**WORK TO BE COMPLETED:** Take every line where the string "this" appears and copy it.

**PROVIDED DATA:**
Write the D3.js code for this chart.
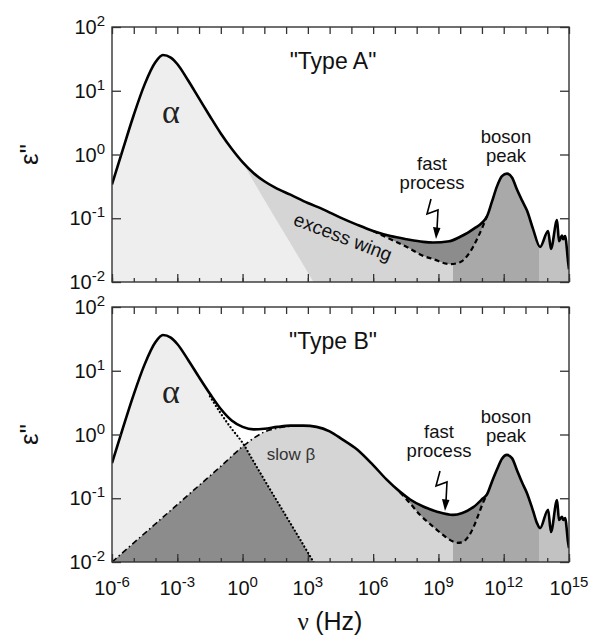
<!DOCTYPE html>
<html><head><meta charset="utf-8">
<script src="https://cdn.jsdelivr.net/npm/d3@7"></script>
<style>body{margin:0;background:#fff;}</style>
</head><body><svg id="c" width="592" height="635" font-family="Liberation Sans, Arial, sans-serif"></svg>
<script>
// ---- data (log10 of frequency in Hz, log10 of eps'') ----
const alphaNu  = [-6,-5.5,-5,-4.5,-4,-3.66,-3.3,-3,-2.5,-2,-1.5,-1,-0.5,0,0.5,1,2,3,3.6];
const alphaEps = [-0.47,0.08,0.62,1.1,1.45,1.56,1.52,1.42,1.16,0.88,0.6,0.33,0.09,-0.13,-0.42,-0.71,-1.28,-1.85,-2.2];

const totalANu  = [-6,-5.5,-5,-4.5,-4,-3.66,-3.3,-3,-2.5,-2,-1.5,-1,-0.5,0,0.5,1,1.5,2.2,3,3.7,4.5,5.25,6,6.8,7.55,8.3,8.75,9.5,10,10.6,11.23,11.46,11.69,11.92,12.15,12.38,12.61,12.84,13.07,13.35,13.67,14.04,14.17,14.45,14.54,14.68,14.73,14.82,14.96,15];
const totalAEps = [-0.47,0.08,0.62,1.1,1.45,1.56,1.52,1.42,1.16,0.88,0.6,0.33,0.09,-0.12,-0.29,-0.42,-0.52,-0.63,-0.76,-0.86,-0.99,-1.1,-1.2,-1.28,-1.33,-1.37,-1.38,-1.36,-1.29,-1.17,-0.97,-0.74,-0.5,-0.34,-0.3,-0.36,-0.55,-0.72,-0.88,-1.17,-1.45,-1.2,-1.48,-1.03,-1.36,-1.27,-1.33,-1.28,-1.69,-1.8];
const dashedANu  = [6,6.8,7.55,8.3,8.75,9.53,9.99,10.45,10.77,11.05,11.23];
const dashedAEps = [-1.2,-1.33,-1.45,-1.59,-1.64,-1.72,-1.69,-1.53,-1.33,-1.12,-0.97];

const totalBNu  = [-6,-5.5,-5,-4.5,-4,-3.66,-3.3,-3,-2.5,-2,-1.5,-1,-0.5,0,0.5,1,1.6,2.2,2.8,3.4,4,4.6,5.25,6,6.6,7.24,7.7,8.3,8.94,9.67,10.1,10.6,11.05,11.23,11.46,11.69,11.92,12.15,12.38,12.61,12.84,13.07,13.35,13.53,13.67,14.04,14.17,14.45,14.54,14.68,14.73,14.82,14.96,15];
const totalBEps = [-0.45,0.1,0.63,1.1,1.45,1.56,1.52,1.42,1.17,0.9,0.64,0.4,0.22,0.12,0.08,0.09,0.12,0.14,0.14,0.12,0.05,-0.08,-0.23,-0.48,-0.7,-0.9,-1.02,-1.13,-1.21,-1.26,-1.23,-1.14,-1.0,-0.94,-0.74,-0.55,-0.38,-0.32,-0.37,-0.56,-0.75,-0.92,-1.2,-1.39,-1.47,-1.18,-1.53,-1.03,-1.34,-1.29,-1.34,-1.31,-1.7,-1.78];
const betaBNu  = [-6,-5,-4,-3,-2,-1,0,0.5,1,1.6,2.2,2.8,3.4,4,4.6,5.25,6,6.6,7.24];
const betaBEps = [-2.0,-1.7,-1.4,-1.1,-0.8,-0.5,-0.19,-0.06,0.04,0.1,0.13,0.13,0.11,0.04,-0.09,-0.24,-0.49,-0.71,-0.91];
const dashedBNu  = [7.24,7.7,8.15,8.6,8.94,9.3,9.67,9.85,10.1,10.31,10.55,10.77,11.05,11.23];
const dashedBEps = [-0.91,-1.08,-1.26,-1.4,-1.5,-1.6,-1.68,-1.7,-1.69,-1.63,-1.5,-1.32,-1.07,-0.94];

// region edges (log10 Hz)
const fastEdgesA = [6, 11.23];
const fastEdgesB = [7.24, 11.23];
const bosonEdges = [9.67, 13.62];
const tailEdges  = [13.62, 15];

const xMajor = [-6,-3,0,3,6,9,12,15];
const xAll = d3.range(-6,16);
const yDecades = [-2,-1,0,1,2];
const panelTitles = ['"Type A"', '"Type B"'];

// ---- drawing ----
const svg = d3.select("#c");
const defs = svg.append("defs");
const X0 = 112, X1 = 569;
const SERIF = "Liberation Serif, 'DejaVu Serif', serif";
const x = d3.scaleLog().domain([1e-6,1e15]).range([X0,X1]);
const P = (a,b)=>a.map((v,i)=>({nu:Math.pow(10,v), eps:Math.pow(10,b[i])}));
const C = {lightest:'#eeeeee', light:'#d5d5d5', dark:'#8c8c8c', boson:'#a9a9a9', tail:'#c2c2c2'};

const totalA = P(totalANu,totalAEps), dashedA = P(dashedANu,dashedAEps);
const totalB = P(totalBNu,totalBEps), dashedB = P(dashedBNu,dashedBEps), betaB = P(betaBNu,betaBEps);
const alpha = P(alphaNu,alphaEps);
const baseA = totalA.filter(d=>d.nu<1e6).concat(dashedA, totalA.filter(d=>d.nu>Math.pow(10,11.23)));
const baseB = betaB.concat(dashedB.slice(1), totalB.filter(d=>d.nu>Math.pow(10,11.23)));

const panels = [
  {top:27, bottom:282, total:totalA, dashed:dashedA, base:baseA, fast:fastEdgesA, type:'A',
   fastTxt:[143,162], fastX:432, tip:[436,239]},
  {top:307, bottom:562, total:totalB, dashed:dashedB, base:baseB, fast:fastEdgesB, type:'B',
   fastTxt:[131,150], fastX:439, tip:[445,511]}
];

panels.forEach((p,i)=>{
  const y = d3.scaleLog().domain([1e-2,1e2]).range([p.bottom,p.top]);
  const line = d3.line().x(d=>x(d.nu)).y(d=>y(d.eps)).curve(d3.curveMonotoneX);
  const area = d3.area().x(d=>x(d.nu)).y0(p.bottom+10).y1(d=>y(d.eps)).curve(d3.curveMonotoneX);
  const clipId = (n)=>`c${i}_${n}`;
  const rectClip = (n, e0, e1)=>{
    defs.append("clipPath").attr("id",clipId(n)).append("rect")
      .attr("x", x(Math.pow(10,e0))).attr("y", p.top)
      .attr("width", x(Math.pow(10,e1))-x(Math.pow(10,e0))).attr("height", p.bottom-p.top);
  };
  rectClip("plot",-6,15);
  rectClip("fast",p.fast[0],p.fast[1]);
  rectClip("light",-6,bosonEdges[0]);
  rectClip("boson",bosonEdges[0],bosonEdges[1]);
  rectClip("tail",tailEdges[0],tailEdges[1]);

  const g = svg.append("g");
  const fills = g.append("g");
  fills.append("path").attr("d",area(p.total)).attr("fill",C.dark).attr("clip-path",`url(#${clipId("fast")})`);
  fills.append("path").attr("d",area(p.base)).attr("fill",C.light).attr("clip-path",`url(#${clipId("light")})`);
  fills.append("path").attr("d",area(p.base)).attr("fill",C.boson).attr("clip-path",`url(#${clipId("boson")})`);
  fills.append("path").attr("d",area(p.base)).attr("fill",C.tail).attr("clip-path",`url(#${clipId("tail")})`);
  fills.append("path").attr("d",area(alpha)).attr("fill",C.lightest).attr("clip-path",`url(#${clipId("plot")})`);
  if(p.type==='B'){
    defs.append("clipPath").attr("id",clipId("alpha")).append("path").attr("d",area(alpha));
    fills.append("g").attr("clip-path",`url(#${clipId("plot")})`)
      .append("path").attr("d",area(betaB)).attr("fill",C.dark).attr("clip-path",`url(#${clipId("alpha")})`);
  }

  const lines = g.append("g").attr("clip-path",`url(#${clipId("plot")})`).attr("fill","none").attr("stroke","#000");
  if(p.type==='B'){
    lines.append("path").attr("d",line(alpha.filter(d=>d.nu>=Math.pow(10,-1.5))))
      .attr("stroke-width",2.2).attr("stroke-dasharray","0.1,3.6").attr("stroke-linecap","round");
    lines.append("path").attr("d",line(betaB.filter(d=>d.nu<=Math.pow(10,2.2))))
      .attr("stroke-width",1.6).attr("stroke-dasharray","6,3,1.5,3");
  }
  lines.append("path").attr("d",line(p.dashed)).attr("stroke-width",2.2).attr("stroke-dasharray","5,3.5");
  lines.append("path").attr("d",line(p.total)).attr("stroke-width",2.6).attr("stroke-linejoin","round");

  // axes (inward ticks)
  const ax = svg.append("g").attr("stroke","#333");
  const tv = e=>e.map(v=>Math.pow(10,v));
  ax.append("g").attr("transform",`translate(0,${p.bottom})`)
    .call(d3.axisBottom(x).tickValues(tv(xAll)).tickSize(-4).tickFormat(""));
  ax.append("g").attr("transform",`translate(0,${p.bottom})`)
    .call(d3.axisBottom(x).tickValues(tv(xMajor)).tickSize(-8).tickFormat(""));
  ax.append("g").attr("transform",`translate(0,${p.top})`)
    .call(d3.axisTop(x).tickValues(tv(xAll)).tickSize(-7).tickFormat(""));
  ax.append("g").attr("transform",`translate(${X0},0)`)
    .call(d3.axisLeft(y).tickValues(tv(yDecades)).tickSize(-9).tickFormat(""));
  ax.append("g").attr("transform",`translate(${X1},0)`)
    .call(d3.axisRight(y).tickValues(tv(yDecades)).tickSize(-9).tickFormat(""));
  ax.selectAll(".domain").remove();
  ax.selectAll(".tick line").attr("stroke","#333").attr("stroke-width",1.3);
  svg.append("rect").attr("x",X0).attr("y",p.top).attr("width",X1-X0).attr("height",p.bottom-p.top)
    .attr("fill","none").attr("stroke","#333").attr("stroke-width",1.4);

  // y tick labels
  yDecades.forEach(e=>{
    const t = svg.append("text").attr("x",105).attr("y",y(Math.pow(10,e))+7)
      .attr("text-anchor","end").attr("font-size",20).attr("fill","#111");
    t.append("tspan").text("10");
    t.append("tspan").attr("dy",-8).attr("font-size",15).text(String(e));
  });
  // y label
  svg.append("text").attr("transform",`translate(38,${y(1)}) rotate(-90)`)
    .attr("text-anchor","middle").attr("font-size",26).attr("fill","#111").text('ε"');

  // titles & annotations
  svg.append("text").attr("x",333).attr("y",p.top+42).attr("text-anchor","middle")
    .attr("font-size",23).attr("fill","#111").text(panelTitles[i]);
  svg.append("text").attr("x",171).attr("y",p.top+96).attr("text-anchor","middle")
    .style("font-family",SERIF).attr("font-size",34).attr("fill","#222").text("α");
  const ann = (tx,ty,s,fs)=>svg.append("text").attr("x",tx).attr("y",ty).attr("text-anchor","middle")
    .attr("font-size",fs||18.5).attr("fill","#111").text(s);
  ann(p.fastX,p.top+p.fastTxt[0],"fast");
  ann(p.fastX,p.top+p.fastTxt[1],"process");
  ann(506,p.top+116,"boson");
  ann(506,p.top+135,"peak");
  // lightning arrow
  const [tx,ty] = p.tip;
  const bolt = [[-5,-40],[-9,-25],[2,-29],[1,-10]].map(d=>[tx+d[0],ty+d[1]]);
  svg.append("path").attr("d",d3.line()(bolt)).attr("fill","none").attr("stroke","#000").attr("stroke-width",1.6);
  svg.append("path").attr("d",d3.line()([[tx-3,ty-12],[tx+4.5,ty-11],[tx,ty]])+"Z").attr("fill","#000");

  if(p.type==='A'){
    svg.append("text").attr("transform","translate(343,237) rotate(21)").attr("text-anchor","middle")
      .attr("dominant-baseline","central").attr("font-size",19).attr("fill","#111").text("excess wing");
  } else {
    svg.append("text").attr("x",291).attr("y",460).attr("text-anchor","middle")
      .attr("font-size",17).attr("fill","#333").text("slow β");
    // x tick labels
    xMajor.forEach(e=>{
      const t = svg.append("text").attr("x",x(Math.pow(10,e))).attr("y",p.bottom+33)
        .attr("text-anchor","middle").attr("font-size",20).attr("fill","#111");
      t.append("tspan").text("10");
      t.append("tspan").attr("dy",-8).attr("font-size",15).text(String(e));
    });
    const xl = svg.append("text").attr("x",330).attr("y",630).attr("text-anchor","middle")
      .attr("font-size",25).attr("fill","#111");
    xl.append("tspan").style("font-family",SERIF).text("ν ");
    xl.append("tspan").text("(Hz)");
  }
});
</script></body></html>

==

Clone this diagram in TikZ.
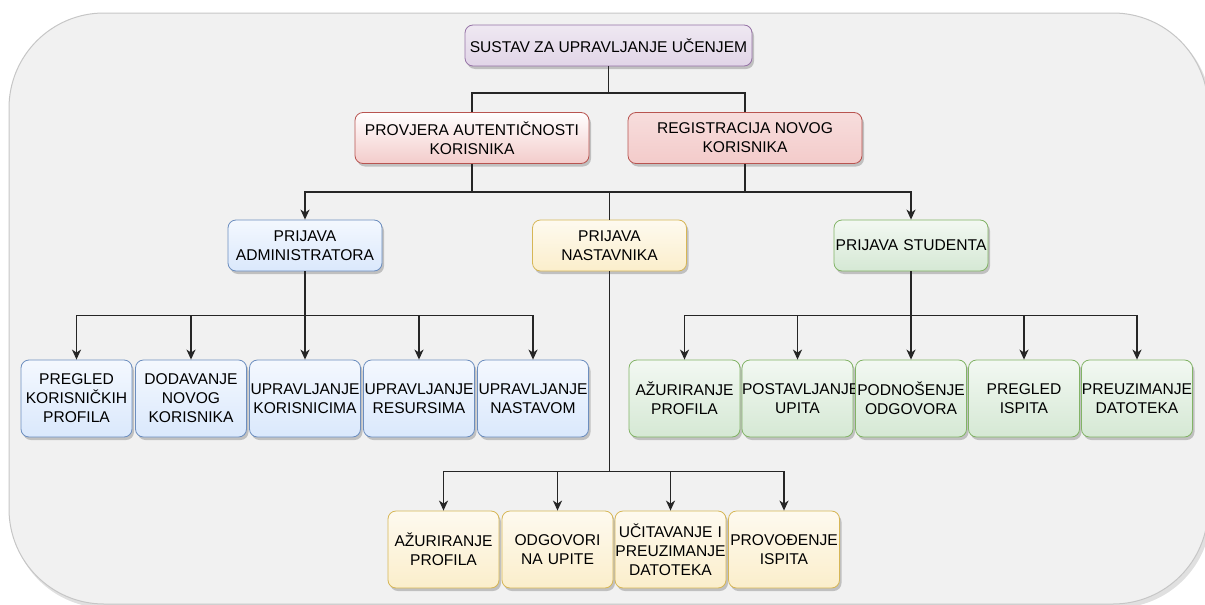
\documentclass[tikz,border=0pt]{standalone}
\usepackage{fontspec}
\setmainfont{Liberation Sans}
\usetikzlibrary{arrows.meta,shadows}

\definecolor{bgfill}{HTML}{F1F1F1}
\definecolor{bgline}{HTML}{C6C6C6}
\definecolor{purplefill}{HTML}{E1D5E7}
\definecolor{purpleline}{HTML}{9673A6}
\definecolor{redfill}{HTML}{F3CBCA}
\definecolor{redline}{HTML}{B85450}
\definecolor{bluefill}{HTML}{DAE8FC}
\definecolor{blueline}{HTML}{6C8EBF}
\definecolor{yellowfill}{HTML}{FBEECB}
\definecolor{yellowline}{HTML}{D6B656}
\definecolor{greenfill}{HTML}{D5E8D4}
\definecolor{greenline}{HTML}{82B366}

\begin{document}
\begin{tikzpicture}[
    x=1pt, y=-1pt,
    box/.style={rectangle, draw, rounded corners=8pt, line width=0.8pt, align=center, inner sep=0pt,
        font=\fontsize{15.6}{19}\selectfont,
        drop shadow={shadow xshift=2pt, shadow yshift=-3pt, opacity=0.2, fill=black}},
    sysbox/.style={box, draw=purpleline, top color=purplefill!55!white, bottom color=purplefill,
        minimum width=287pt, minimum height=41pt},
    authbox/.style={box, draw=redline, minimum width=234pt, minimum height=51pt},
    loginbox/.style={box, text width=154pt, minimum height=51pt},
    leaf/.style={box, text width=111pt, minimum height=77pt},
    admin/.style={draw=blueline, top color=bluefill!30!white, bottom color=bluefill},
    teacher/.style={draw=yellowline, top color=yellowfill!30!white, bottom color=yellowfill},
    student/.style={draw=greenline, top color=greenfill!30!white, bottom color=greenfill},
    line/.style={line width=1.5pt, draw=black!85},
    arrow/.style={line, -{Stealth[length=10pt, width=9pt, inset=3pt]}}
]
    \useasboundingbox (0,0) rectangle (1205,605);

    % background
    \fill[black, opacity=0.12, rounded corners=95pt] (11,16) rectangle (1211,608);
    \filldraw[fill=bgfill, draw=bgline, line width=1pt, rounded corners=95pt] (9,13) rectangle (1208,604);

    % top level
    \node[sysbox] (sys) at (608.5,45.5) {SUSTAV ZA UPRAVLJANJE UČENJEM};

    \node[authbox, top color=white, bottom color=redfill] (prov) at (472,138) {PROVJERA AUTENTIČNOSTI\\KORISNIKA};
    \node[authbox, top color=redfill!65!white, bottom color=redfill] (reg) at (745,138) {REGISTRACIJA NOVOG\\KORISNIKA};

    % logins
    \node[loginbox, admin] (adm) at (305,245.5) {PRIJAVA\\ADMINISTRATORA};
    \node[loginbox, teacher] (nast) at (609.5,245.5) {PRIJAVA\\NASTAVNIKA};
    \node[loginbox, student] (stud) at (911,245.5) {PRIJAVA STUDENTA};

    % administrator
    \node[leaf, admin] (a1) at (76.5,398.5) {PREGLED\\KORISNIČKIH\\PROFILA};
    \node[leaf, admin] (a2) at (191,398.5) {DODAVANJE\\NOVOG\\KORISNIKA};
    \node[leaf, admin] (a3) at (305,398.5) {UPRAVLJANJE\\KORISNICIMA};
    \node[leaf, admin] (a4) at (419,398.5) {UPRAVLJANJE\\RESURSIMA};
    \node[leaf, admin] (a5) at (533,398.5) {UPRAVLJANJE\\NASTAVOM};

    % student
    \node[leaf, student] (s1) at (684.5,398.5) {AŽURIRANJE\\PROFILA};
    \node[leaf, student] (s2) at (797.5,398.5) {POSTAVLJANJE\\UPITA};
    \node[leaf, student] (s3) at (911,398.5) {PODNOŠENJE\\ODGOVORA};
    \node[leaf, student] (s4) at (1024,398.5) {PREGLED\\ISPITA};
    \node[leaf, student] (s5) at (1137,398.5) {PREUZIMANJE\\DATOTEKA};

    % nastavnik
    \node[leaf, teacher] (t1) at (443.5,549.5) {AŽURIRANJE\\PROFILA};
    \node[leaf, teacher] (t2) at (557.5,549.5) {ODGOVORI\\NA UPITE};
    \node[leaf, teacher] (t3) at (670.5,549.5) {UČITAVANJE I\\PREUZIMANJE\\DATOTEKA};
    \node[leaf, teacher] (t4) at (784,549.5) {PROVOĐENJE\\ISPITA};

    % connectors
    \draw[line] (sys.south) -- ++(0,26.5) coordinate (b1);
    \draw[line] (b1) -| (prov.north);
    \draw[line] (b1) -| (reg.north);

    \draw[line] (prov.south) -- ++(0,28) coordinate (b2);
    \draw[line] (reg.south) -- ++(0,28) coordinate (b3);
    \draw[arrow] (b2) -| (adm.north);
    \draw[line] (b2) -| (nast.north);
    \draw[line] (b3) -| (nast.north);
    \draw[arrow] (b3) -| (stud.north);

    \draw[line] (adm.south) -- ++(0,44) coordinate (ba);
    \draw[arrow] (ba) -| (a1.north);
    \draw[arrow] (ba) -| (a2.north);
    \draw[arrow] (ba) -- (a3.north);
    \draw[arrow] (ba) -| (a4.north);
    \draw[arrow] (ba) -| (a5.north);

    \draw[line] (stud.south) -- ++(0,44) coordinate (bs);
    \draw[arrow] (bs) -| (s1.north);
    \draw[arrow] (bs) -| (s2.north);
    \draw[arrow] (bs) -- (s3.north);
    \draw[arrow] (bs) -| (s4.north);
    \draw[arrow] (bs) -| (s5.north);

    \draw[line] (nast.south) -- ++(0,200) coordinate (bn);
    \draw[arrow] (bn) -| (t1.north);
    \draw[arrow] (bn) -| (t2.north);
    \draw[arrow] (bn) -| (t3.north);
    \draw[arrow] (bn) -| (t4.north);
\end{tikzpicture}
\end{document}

**RESULT BELOW:**
Write the D3.js code for this chart.
Clone this diagram in TikZ.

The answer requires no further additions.